Multiple head loss implementation


I’d like to ask for a suggestion from this venerable community on how I can handle a loss for a mulit-task network?
The data goes forward in parallel in an Unet-like network with two heads performing semantic segmentation with different targets (not a multi-class configuration, the tasks differ).
I was unable to find hints here and on Github.
Please suggest or forward where I can find examples.
Should I use two losses for each respective head and sum them?
But I wonder how exactly it is achieved, is it possible without writing a custom loss function?
Both heads use torch.nn.CrossEntropyLoss(), can I add them explicitly or should I write a custom implementation for the loss?
Thank you in advance, I apologize if I violated any rules with my first question (I have an impression the topics are not categorized well here).

1 Like

Hi Iaroslav!

Yes, it is perfectly reasonable to add the two losses together, and
there is no need to write a custom loss function.

So, something like:

loss_task_1 = torch.nn.CrossEntropyLoss() (pred_head_1, target_task_1)
loss_task_2 = torch.nn.CrossEntropyLoss() (pred_head_2, target_task_2)
total_loss = loss_task_1 + weight_task_2 * loss_task_2

When you now optimize, you will train head-1 and head-2 (in a sense)
separately to perform well on task-1 and task-2, respectively.

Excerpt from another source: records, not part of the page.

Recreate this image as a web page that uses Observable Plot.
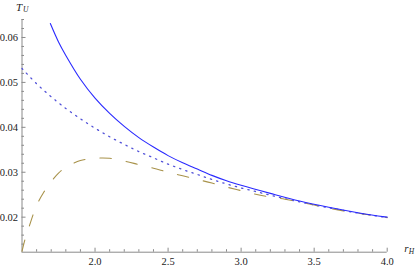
<!DOCTYPE html>
<html><head><meta charset="utf-8">
<script src="https://cdn.jsdelivr.net/npm/d3@7"></script>
<script src="https://cdn.jsdelivr.net/npm/@observablehq/plot@0.6"></script>
<style>html,body{margin:0;padding:0;background:#fff} svg text{font-family:"Liberation Serif","DejaVu Serif",serif !important}</style>
</head><body><div id="chart"></div>
<script>
// dotted curve
const dottedX = [1.5,1.6,1.7,1.8,1.9,2.0,2.1,2.2,2.3,2.4,2.5,2.6,2.7,2.8,2.9,3.0,3.1,3.2,3.3,3.4,3.5,3.6,3.7,3.8,3.9,4.0];
const dottedY = [0.0531,0.0497,0.0468,0.0442,0.0419,0.0398,0.0379,0.0362,0.0346,0.0332,0.0318,0.0306,0.0295,0.0284,0.0274,0.0265,0.0257,0.0249,0.0241,0.0234,0.0227,0.0221,0.0215,0.0209,0.0204,0.0199];
// solid curve
const solidX = [1.694,1.75,1.8,1.9,2.0,2.1,2.2,2.3,2.4,2.5,2.6,2.7,2.8,2.9,3.0,3.2,3.4,3.6,3.8,4.0];
const solidY = [0.0631,0.0590,0.0560,0.0507,0.0465,0.0431,0.0402,0.0377,0.0356,0.0337,0.0321,0.0307,0.0293,0.0281,0.0271,0.0253,0.0236,0.0222,0.0210,0.0200];
// dashed curve
const dashedX = [1.5,1.52,1.55,1.6,1.65,1.7,1.75,1.8,1.9,2.0,2.1,2.2,2.3,2.4,2.5,2.6,2.7,2.8,2.9,3.0,3.1,3.2,3.3,3.4,3.5,3.6,3.7,3.8,3.9,4.0];
const dashedY = [0.0124,0.0150,0.0180,0.0226,0.0256,0.0279,0.0298,0.0311,0.0326,0.0331,0.0331,0.0325,0.0317,0.0309,0.0300,0.0292,0.0284,0.0276,0.0267,0.0259,0.0251,0.0245,0.0240,0.0234,0.0227,0.0220,0.0214,0.0209,0.0204,0.0199];
// ticks
const xMajor = [2.0,2.5,3.0,3.5,4.0];
const xMinor = [1.6,1.7,1.8,1.9,2.1,2.2,2.3,2.4,2.6,2.7,2.8,2.9,3.1,3.2,3.3,3.4,3.6,3.7,3.8,3.9];
const yMajor = [0.02,0.03,0.04,0.05,0.06];
const yMinor = [0.014,0.016,0.018,0.022,0.024,0.026,0.028,0.032,0.034,0.036,0.038,0.042,0.044,0.046,0.048,0.052,0.054,0.056,0.058,0.062,0.064];
const xLabel = "r", xSub = "H", yLabel = "T", ySub = "U";

const zip = (xs, ys) => xs.map((x, i) => ({x, y: ys[i]}));
const dotted = zip(dottedX, dottedY), solid = zip(solidX, solidY), dashed = zip(dashedX, dashedY);
const axisColor = "#8a8a8a";
const serif = "Liberation Serif";

const chart = Plot.plot({
  width: 415, height: 268,
  marginLeft: 21.5, marginRight: 28.3, marginTop: 19, marginBottom: 16.3,
  style: {fontFamily: serif, fontSize: "10px", background: "#fff", overflow: "visible"},
  x: {domain: [1.5, 4.0]},
  y: {domain: [0.0122, 0.064]},
  marks: [
    Plot.ruleX([1.5], {stroke: axisColor}),
    Plot.ruleY([0.0122], {stroke: axisColor}),
    Plot.axisX(xMajor, {tickSize: -4, tickFormat: () => "", stroke: axisColor, label: null}),
    Plot.axisX(xMinor, {tickSize: -2.5, tickFormat: () => "", stroke: axisColor, label: null}),
    Plot.axisY(yMajor, {tickSize: -4, tickFormat: () => "", stroke: axisColor, label: null}),
    Plot.axisY(yMinor, {tickSize: -2.5, tickFormat: () => "", stroke: axisColor, label: null}),
    Plot.axisX(xMajor, {tickSize: 0, tickPadding: 5, tickFormat: d3.format(".1f"), fill: "#222", fontFamily: serif, fontSize: 10.5, label: null}),
    Plot.axisY(yMajor, {tickSize: 0, tickPadding: 4, tickFormat: d3.format(".2f"), fill: "#222", fontFamily: serif, fontSize: 10.5, label: null}),
    Plot.line(dotted, {x: "x", y: "y", curve: "catmull-rom", stroke: "#5050d8", strokeWidth: 1.3, strokeDasharray: "1.3,5.2"}),
    Plot.line(dashed, {x: "x", y: "y", curve: "catmull-rom", stroke: "#a8924a", strokeWidth: 1.1, strokeDasharray: "11.5,15"}),
    Plot.line(solid, {x: "x", y: "y", curve: "catmull-rom", stroke: "#2a2aff", strokeWidth: 1.1}),
    Plot.text([yLabel], {frameAnchor: "top-left", dx: -6, dy: -9, textAnchor: "start", lineAnchor: "bottom", fontStyle: "italic", fontFamily: serif, fontSize: 11, fill: "#222"}),
    Plot.text([ySub], {frameAnchor: "top-left", dx: 1, dy: -7.5, textAnchor: "start", lineAnchor: "bottom", fontStyle: "italic", fontFamily: serif, fontSize: 7.5, fill: "#222"}),
    Plot.text([xLabel], {frameAnchor: "bottom-right", dx: 17, dy: 0, textAnchor: "start", lineAnchor: "bottom", fontStyle: "italic", fontFamily: serif, fontSize: 11, fill: "#222"}),
    Plot.text([xSub], {frameAnchor: "bottom-right", dx: 21.5, dy: 2, textAnchor: "start", lineAnchor: "bottom", fontStyle: "italic", fontFamily: serif, fontSize: 7.5, fill: "#222"})
  ]
});
document.getElementById("chart").appendChild(chart);
</script>
</body></html>
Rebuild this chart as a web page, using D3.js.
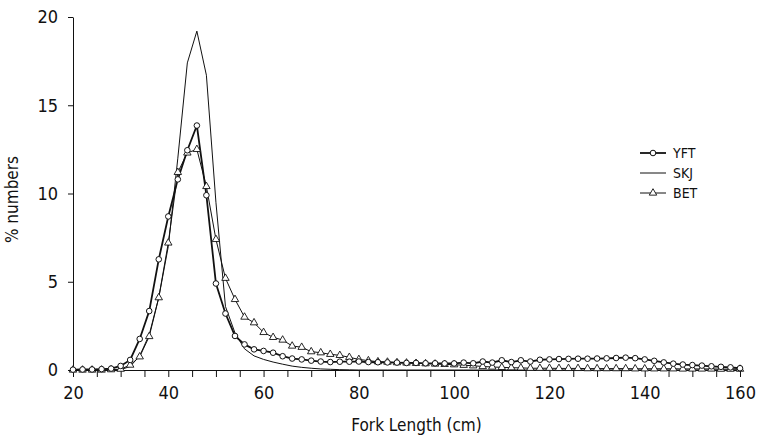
<!DOCTYPE html>
<html>
<head>
<meta charset="utf-8">
<script src="https://cdn.jsdelivr.net/npm/d3@7"></script>
<style>
  body { margin: 0; background: #fff; }
  svg text { font-family: "Liberation Sans Narrow", "DejaVu Sans Condensed", "Roboto Condensed", sans-serif; fill: #111; }
  .axis path, .axis line { stroke: #111; stroke-width: 1; }
</style>
</head>
<body>
<svg id="chart" width="769" height="437"></svg>
<script>
// fork length classes (cm)
const lengths = d3.range(20, 161, 2);

// % numbers per class
const yft = [0.02, 0.03, 0.03, 0.05, 0.08, 0.23, 0.57, 1.76, 3.34, 6.27,
  8.7, 10.8, 12.45, 13.85, 9.9, 4.9, 3.2, 1.93, 1.45, 1.17,
  1.08, 0.98, 0.78, 0.65, 0.6, 0.53, 0.48, 0.45, 0.47, 0.47,
  0.48, 0.45, 0.44, 0.43, 0.42, 0.4, 0.4, 0.38, 0.38, 0.37,
  0.37, 0.42, 0.38, 0.48, 0.42, 0.55, 0.45, 0.55, 0.48, 0.58,
  0.6, 0.62, 0.63, 0.64, 0.64, 0.65, 0.66, 0.68, 0.7, 0.67,
  0.6, 0.52, 0.43, 0.36, 0.31, 0.28, 0.25, 0.21, 0.18, 0.15, 0.1];

const skj = [0, 0, 0, 0, 0, 0.02, 0.2, 0.8, 2.0, 4.1,
  7.0, 12.0, 17.4, 19.2, 16.7, 9.5, 3.6, 2.1, 1.2, 0.8,
  0.6, 0.45, 0.33, 0.22, 0.15, 0.1, 0.06, 0.04, 0.02, 0.01,
  0, 0, 0, 0, 0, 0, 0, 0, 0, 0,
  0, 0, 0, 0, 0, 0, 0, 0, 0, 0,
  0, 0, 0, 0, 0, 0, 0, 0, 0, 0,
  0, 0, 0, 0, 0, 0, 0, 0, 0, 0, 0];

const bet = [0, 0, 0, 0, 0.02, 0.05, 0.28, 0.75, 1.9, 4.1,
  7.2, 11.2, 12.3, 12.5, 10.4, 7.4, 5.2, 4.0, 3.0, 2.68,
  2.13, 1.85, 1.7, 1.36, 1.29, 1.04, 0.98, 0.89, 0.83, 0.72,
  0.6, 0.53, 0.47, 0.45, 0.42, 0.4, 0.38, 0.36, 0.34, 0.32,
  0.3, 0.27, 0.24, 0.2, 0.17, 0.15, 0.13, 0.12, 0.1, 0.1,
  0.1, 0.09, 0.09, 0.09, 0.08, 0.08, 0.08, 0.08, 0.08, 0.07,
  0.07, 0.07, 0.07, 0.07, 0.06, 0.06, 0.06, 0.06, 0.05, 0.05, 0.05];

const xTicks = d3.range(20, 161, 5);
const yTicks = [0, 5, 10, 15, 20];
const seriesNames = ["YFT", "SKJ", "BET"];

let margin = { top: 17, right: 29, bottom: 67, left: 73 },
  width = 769 - margin.left - margin.right,
  height = 437 - margin.top - margin.bottom;

let svg = d3.select("#chart");
let chart = svg.append("g")
  .attr("transform", "translate(" + margin.left + "," + margin.top + ")");

let xScale = d3.scaleLinear().domain([20, 160]).range([0, width]);
let yScale = d3.scaleLinear().domain([0, 20]).range([height, 0]);

// axes
let xAxis = chart.append("g")
  .attr("class", "axis")
  .attr("transform", "translate(0," + height + ")")
  .call(d3.axisBottom(xScale)
    .tickValues(xTicks)
    .tickSize(7)
    .tickSizeOuter(0)
    .tickPadding(9)
    .tickFormat(d => d % 20 === 0 ? d : ""));
xAxis.selectAll("text").style("font-size", "18px");

let yAxis = chart.append("g")
  .attr("class", "axis")
  .call(d3.axisLeft(yScale)
    .tickValues(yTicks)
    .tickSize(5)
    .tickSizeOuter(0)
    .tickPadding(10));
yAxis.selectAll("text").style("font-size", "18px");

// axis titles
chart.append("text")
  .attr("x", width / 2 + 10)
  .attr("y", height + 61)
  .attr("text-anchor", "middle")
  .style("font-size", "17px")
  .text("Fork Length (cm)");

chart.append("text")
  .attr("transform", "translate(" + (-55) + "," + (height / 2 + 6) + ") rotate(-90)")
  .attr("text-anchor", "middle")
  .style("font-size", "17px")
  .text("% numbers");

// lines
let line = d3.line()
  .x((d, i) => xScale(lengths[i]))
  .y(d => yScale(d));

chart.append("path").datum(skj)
  .attr("fill", "none").attr("stroke", "#111").attr("stroke-width", 1)
  .attr("d", line);

chart.append("path").datum(bet)
  .attr("fill", "none").attr("stroke", "#111").attr("stroke-width", 1)
  .attr("d", line);

chart.append("path").datum(yft)
  .attr("fill", "none").attr("stroke", "#111").attr("stroke-width", 1.8)
  .attr("d", line);

let tri = d3.symbol().type(d3.symbolTriangle).size(24);

chart.append("g").selectAll("path")
  .data(bet)
  .enter()
  .append("path")
  .attr("d", tri)
  .attr("transform", (d, i) => "translate(" + xScale(lengths[i]) + "," + yScale(d) + ")")
  .attr("fill", "#fff").attr("stroke", "#111").attr("stroke-width", 0.9);

chart.append("g").selectAll("circle")
  .data(yft)
  .enter()
  .append("circle")
  .attr("cx", (d, i) => xScale(lengths[i]))
  .attr("cy", d => yScale(d))
  .attr("r", 2.8)
  .attr("fill", "#fff").attr("stroke", "#111").attr("stroke-width", 1);

// legend
let legend = chart.append("g")
  .attr("transform", "translate(" + (640 - margin.left) + "," + (153 - margin.top) + ")");

seriesNames.forEach(function (name, i) {
  let g = legend.append("g").attr("transform", "translate(0," + i * 20 + ")");
  g.append("line")
    .attr("x1", 0).attr("x2", 26).attr("y1", 0).attr("y2", 0)
    .attr("stroke", "#111").attr("stroke-width", name === "YFT" ? 1.8 : 1);
  if (name === "YFT") {
    g.append("circle").attr("cx", 13).attr("cy", 0).attr("r", 2.8)
      .attr("fill", "#fff").attr("stroke", "#111");
  } else if (name === "BET") {
    g.append("path").attr("d", tri).attr("transform", "translate(13,0)")
      .attr("fill", "#fff").attr("stroke", "#111").attr("stroke-width", 0.9);
  }
  g.append("text")
    .attr("x", 33).attr("y", 5)
    .style("font-size", "14px")
    .text(name);
});
</script>
</body>
</html>
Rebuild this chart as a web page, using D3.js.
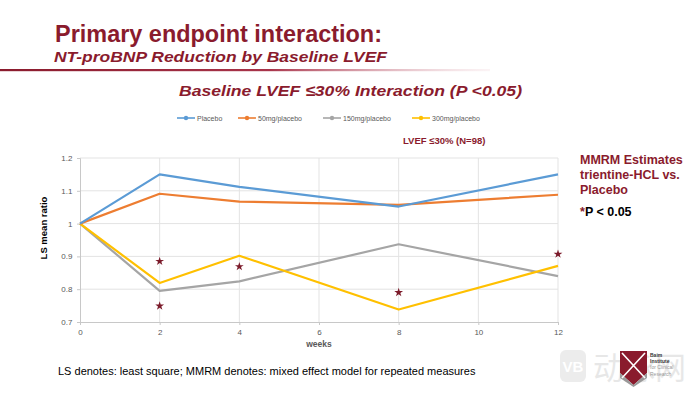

The shared
part of the network, upstream of the two heads, will be trained jointly to
perform reasonably well on both tasks, making trade-offs in its trained
weights that might, for example, make the task-1 performance a little
worse if doing so yields are larger task-2 performance gain.

Note the weight_task_2 parameter I included in my code fragment. It
allows you to tune your model’s relative performance on the two tasks.


K. Frank


Thank you, K. Frank!